--- start Raw data ---
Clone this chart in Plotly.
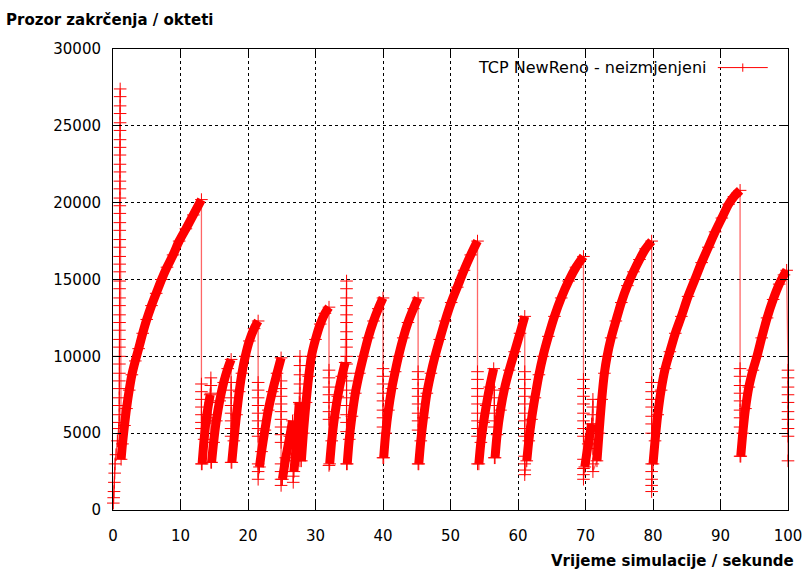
import plotly.graph_objects as go

# ---------------- data ----------------
# initial slow start (time s, cwnd bytes)
ss_t = [0.05, 0.10, 0.15, 0.20, 0.25, 0.30, 0.45, 0.65, 0.85]
ss_cwnd = [450, 800, 1200, 1800, 2400, 3000, 3600, 4500, 5300]

# first burst that climbs to ~27400 bytes
spike_t = [0.92, 0.92, 0.93, 0.93, 0.94, 0.94, 0.95, 0.95, 0.95, 0.96,
           0.96, 0.96, 0.97, 0.97, 0.97, 0.98, 0.98, 0.98, 0.99, 0.99,
           0.99, 1.00, 1.00, 1.00, 1.01, 1.01, 1.01, 1.02, 1.02, 1.02,
           1.03, 1.03, 1.03, 1.04, 1.04, 1.04, 1.05, 1.05, 1.05, 1.06, 1.06]
spike_cwnd = [5700, 6200, 6800, 7300, 7900, 8400, 8900, 9500, 10000, 10600,
              11100, 11700, 12200, 12700, 13300, 13800, 14400, 14900, 15500, 16000,
              16500, 17100, 17600, 18200, 18700, 19300, 19800, 20300, 20900, 21400,
              22000, 22500, 23100, 23600, 24100, 24700, 25200, 25800, 26300, 26900, 27400]

# congestion-avoidance ramps
ramp_t = [
    [1.2, 1.4, 1.7, 2.0, 2.4, 2.8, 3.3, 3.8, 4.4, 5.0, 5.7, 6.4, 7.2, 8.0, 8.9, 9.8, 10.8, 11.9, 13.1],
    [13.2, 13.5, 13.9, 14.4],
    [14.6, 14.9, 15.3, 15.8, 16.4, 17.0, 17.5],
    [17.6, 17.9, 18.3, 18.7, 19.1, 19.6, 20.2, 20.9, 21.5],
    [21.7, 22.0, 22.5, 23.0, 23.6, 24.3, 24.9],
    [25.1, 25.6, 26.2, 26.6],
    [26.8, 27.2, 27.6],
    [27.9, 28.2, 28.6, 29.0, 29.4, 30.0, 30.7, 31.4, 32.0],
    [32.1, 32.4, 32.8, 33.3, 33.9, 34.4],
    [34.7, 35.0, 35.4, 35.9, 36.5, 37.1, 37.8, 38.6, 39.3, 40.0],
    [40.1, 40.4, 40.8, 41.3, 41.8, 42.3, 43.0, 43.7, 44.5, 45.2],
    [45.3, 45.6, 46.0, 46.5, 47.1, 47.7, 48.4, 49.2, 50.1, 51.0, 52.0, 53.0, 54.0],
    [54.2, 54.5, 54.9, 55.3, 55.8, 56.4],
    [56.6, 56.9, 57.4, 58.0, 58.7, 59.5, 60.3, 61.0],
    [61.3, 61.6, 62.0, 62.5, 63.1, 63.7, 64.5, 65.4, 66.4, 67.5, 68.6, 69.7],
    [69.9, 70.4, 70.9],
    [71.7, 72.0, 72.4, 72.8, 73.2, 73.8, 74.5, 75.3, 76.2, 77.1, 78.0, 78.9, 79.8],
    [80.0, 80.3, 80.7, 81.2, 81.8, 82.5, 83.3, 84.2, 85.2, 86.2, 87.2, 88.2, 89.2, 90.2, 91.2, 92.0, 92.9],
    [93.0, 93.3, 93.7, 94.2, 94.8, 95.4, 96.1, 96.9, 97.8, 98.7, 99.4, 99.8],
]
ramp_cwnd = [
    [3300, 4300, 5500, 6600, 7800, 8800, 9700, 10500, 11500, 12400, 13300, 14100, 15000, 15800, 16600, 17500, 18300, 19200, 20200],
    [3000, 4600, 6200, 7500],
    [3100, 4400, 5800, 7100, 8300, 9200, 9800],
    [3100, 4500, 6200, 7700, 8900, 10000, 11000, 11800, 12300],
    [2800, 3800, 5200, 6500, 7700, 8900, 9900],
    [2000, 3400, 4800, 5800],
    [2500, 4500, 7000],
    [3200, 5000, 7000, 8700, 10000, 11100, 12100, 12800, 13200],
    [3000, 4500, 6000, 7400, 8700, 9600],
    [3000, 4600, 6100, 7600, 8900, 10000, 11200, 12300, 13100, 13800],
    [3400, 5000, 6500, 7900, 9000, 10000, 11200, 12200, 13100, 13800],
    [3000, 4500, 6000, 7600, 8900, 10000, 11100, 12300, 13500, 14500, 15600, 16600, 17500],
    [3000, 4400, 5700, 6800, 8000, 9200],
    [3400, 4900, 6500, 7900, 9100, 10300, 11500, 12600],
    [3200, 4500, 5900, 7300, 8800, 10000, 11300, 12600, 13800, 14900, 15800, 16500],
    [2800, 4300, 5600],
    [3200, 5000, 7200, 8900, 10000, 11200, 12300, 13500, 14600, 15500, 16300, 17000, 17500],
    [3000, 4500, 6200, 7800, 9200, 10300, 11500, 12600, 13900, 15000, 16100, 17100, 18100, 19000, 19900, 20400, 20800],
    [3500, 5000, 6600, 8000, 9100, 10000, 11200, 12500, 13700, 14700, 15300, 15600],
]

# recovery points after each loss (time of the drop, cwnd values)
drop_t = [13.1, 14.5, 17.5, 21.5, 24.9, 26.7, 27.7, 32.0, 34.6, 40.0,
          45.2, 54.0, 56.5, 61.0, 69.7, 71.1, 79.8, 92.9, 100.0]
drop_cwnd = [
    [8200, 7700, 7200, 6700, 6200, 5700, 5300, 3000],
    [8600, 8100, 7600, 7000, 6000, 3100],
    [8300, 7800, 7300, 6800, 6300, 5800, 5300, 4800, 3100],
    [8300, 7800, 7300, 6800, 6300, 5800, 5300, 4800, 3000, 2500, 2000],
    [8400, 7900, 7400, 6900, 6400, 5900, 5400, 4900, 4400, 3000, 2500, 2000, 1600],
    [4500, 3200, 2200, 1800],
    [10000, 9400, 8800, 8200, 7600, 6900, 6200, 5500, 4800, 3200],
    [9100, 8600, 8000, 7500, 7000, 6400, 5900, 2900],
    [14900, 14400, 13800, 13300, 12700, 12200, 11600, 11100, 10600, 10000,
     9500, 8900, 8400, 7800, 7300, 6800, 6200, 5700, 5100, 3000],
    [9200, 8700, 8200, 7600, 7100, 6500, 6000, 5400, 3400],
    [9000, 8500, 7900, 7400, 6900, 6300, 5800, 5200, 3000],
    [9000, 8500, 7900, 7400, 6900, 6300, 5800, 5300, 4800, 3000],
    [7800, 7300, 6800, 6300, 5800, 5400, 3400],
    [9000, 8500, 7900, 7400, 6900, 6300, 5800, 5300, 4800, 3500, 3000, 2600, 2300],
    [8500, 7900, 7400, 6900, 6300, 5800, 5300, 4800, 3300, 2700, 2300, 2000],
    [7200, 6700, 6200, 5600, 5100, 4600, 4000, 3000, 2500],
    [8300, 7700, 7200, 6700, 6100, 5600, 5000, 3000, 2500, 2000, 1600, 1200],
    [9200, 8700, 8100, 7600, 7100, 6500, 6000, 5400, 3500],
    [9100, 8600, 8000, 7500, 7000, 6400, 5900, 5300, 4800, 3200],
]

x_ticks = [0, 10, 20, 30, 40, 50, 60, 70, 80, 90, 100]
y_ticks = [0, 5000, 10000, 15000, 20000, 25000, 30000]

series_name = "TCP NewReno - neizmjenjeni"
y_title = "Prozor zakrčenja / okteti"
x_title = "Vrijeme simulacije / sekunde"

# ---------------- build the series ----------------
xs = list(ss_t) + list(spike_t)
ys = list(ss_cwnd) + list(spike_cwnd)
band_x, band_y = [], []
for rt, rv, dt, dv in zip(ramp_t, ramp_cwnd, drop_t, drop_cwnd):
    xs += rt
    ys += rv
    xs += [dt] * len(dv)
    ys += dv
    band_x += rt + [None]
    band_y += rv + [None]

RED = "#ff0000"
FONT = "DejaVu Sans"

fig = go.Figure()
# dense run of points drawn as a thick band
fig.add_trace(go.Scatter(
    x=band_x, y=band_y, mode="lines",
    line=dict(color=RED, width=9, shape="spline", smoothing=0.8),
    hoverinfo="skip", showlegend=False, cliponaxis=False, connectgaps=False))
# the series itself: thin line with + points
fig.add_trace(go.Scatter(
    x=xs, y=ys, mode="lines+markers", name=series_name,
    line=dict(color="rgba(255,0,0,0.6)", width=1.3),
    marker=dict(symbol="cross-thin", size=9, color=RED,
                line=dict(color=RED, width=1)),
    showlegend=False, cliponaxis=False))

axis_common = dict(
    showline=True, linecolor="black", linewidth=1, mirror="ticks",
    ticks="inside", ticklen=8, tickcolor="black", tickwidth=1,
    showgrid=True, gridcolor="black", gridwidth=1, griddash="3px,3px",
    zeroline=False, tickformat="d", automargin=False,
    tickfont=dict(family=FONT, size=15, color="black"),
)
fig.update_xaxes(range=[0, 100], tickvals=x_ticks, ticklabelstandoff=12, **axis_common)
fig.update_yaxes(range=[0, 30000], tickvals=y_ticks, ticklabelstandoff=8, **axis_common)

# key box (white, hides the grid behind the key)
fig.add_shape(type="rect", xref="x", yref="y", x0=49.2, x1=98.3, y0=28050, y1=29480,
              fillcolor="white", line=dict(width=0), layer="below")
# legend drawn gnuplot-style: text, then line sample with a point
lx0, lx1, ly = 89.6, 97.0, 28790
lxm = (lx0 + lx1) / 2
fig.add_shape(type="line", xref="x", yref="y", x0=lx0, x1=lx1, y0=ly, y1=ly,
              line=dict(color=RED, width=1))
fig.add_shape(type="line", xref="x", yref="y", x0=lxm, x1=lxm,
              y0=ly - 270, y1=ly + 270, line=dict(color=RED, width=1))
fig.add_annotation(x=lx0 - 1.45, y=ly, xref="x", yref="y", text=series_name,
                   showarrow=False, xanchor="right", yanchor="middle",
                   font=dict(family=FONT, size=16, color="black"))

fig.add_annotation(x=-0.1615, y=1.063, xref="paper", yref="paper",
                   text="<b>" + y_title + "</b>", showarrow=False,
                   xanchor="left", yanchor="middle",
                   font=dict(family=FONT, size=15, color="black"))
fig.add_annotation(x=1.0119, y=-0.1106, xref="paper", yref="paper",
                   text="<b>" + x_title + "</b>", showarrow=False,
                   xanchor="right", yanchor="middle",
                   font=dict(family=FONT, size=15, color="black"))

fig.update_layout(
    width=807, height=572,
    margin=dict(l=113, r=19, t=49, b=62),
    paper_bgcolor="white", plot_bgcolor="white",
    showlegend=False,
)

fig.write_html("out.html", config={"displayModeBar": False},
               post_script="document.body.style.margin='0';document.body.style.padding='0';")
--- end Raw data ---
## What to do
Skip the pictures, please, and transcribe only the lines from the beginning of the material through the one that contains "ss_cwnd = [450, 800, 1200, 1800, 2400, 3000, 3600, 4500, 5300]".

## Completed task
Clone this chart in Plotly.
import plotly.graph_objects as go

# ---------------- data ----------------
# initial slow start (time s, cwnd bytes)
ss_t = [0.05, 0.10, 0.15, 0.20, 0.25, 0.30, 0.45, 0.65, 0.85]
ss_cwnd = [450, 800, 1200, 1800, 2400, 3000, 3600, 4500, 5300]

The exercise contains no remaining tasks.